- INPUT:
>> start
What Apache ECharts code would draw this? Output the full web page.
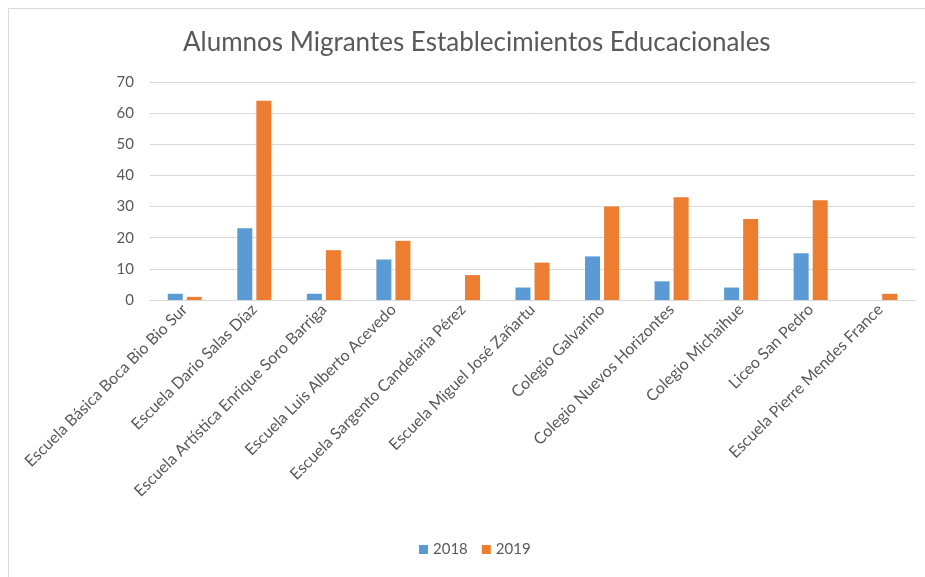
>> end
>> start
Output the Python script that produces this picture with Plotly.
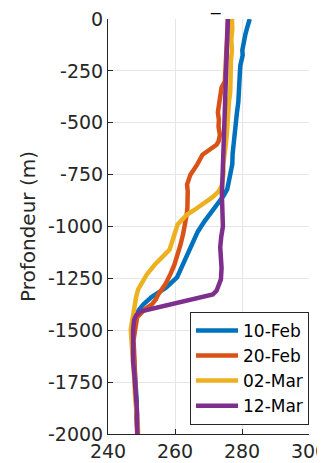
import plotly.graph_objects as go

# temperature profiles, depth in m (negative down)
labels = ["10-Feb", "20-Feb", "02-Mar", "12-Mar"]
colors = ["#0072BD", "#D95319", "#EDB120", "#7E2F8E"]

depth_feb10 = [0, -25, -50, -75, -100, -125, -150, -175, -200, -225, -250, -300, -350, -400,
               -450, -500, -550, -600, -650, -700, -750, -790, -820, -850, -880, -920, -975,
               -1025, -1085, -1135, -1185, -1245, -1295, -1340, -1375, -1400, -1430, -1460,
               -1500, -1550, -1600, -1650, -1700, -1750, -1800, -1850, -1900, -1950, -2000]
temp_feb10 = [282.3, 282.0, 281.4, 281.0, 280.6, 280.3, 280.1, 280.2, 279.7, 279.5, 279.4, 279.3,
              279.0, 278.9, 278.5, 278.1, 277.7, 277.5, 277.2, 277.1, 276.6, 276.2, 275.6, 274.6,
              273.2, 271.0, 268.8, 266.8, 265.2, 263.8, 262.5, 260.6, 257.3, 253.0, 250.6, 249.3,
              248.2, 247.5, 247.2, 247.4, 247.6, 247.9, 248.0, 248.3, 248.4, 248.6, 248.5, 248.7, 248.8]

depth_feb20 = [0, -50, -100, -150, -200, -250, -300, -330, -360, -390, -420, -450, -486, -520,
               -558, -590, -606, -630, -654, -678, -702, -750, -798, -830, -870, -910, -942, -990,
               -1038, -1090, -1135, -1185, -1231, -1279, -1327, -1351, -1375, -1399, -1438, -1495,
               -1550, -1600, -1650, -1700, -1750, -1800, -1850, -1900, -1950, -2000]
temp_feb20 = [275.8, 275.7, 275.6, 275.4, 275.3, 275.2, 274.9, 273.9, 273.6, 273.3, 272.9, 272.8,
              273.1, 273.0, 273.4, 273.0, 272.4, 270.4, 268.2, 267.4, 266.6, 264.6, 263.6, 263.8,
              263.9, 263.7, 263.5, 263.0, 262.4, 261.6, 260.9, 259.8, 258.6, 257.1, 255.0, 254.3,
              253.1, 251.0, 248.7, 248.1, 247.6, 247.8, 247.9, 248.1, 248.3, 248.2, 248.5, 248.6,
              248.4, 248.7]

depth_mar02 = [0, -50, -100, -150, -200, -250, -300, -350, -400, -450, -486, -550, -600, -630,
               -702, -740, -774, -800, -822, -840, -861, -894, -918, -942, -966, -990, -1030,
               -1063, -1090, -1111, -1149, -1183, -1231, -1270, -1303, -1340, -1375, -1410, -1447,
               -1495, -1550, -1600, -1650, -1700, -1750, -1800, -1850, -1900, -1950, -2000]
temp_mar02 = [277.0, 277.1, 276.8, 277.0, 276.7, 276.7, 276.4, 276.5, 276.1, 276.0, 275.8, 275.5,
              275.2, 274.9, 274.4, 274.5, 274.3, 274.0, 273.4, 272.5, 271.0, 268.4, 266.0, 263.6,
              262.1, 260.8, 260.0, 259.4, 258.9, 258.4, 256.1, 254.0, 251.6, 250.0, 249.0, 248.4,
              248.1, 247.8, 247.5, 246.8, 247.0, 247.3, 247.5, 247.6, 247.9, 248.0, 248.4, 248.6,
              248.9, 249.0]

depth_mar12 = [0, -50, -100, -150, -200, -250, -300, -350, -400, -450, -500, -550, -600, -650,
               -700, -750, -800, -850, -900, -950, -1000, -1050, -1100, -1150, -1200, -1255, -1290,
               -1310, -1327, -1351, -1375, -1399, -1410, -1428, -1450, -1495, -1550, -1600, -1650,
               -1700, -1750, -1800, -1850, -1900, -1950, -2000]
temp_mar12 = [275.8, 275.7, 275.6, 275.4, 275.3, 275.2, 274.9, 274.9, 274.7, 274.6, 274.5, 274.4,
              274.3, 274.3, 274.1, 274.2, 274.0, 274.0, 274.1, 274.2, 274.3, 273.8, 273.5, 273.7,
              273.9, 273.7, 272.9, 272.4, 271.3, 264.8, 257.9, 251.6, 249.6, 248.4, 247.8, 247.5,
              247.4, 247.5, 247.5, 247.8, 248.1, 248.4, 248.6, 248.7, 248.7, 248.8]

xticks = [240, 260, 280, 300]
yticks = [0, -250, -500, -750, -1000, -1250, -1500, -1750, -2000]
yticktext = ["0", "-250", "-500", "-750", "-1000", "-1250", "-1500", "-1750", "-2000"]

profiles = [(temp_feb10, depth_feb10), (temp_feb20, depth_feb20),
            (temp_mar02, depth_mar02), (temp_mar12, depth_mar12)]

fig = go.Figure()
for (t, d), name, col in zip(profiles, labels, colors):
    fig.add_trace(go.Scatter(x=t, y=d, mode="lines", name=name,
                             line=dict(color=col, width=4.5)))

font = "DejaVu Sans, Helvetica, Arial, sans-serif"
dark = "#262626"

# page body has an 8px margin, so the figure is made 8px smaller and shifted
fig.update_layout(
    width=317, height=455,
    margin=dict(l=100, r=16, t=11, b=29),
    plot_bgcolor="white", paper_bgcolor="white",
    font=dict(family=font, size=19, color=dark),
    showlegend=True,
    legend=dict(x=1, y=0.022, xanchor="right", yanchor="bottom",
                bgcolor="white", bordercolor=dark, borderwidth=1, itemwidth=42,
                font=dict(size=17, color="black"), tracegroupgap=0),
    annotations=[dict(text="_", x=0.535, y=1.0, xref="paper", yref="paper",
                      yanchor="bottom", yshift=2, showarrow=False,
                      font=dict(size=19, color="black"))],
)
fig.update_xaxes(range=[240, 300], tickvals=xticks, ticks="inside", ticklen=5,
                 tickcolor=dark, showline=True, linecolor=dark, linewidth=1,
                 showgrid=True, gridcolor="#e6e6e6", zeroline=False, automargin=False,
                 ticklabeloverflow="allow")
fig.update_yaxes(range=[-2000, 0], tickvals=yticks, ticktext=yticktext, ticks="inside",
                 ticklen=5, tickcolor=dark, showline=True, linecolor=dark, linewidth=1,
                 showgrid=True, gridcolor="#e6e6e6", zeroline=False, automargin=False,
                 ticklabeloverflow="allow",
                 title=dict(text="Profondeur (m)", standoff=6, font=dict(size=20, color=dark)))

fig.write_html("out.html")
>> end
Find the lines above holding the word "Output" and show them.

What Apache ECharts code would draw this? Output the full web page.
Output the Python script that produces this picture with Plotly.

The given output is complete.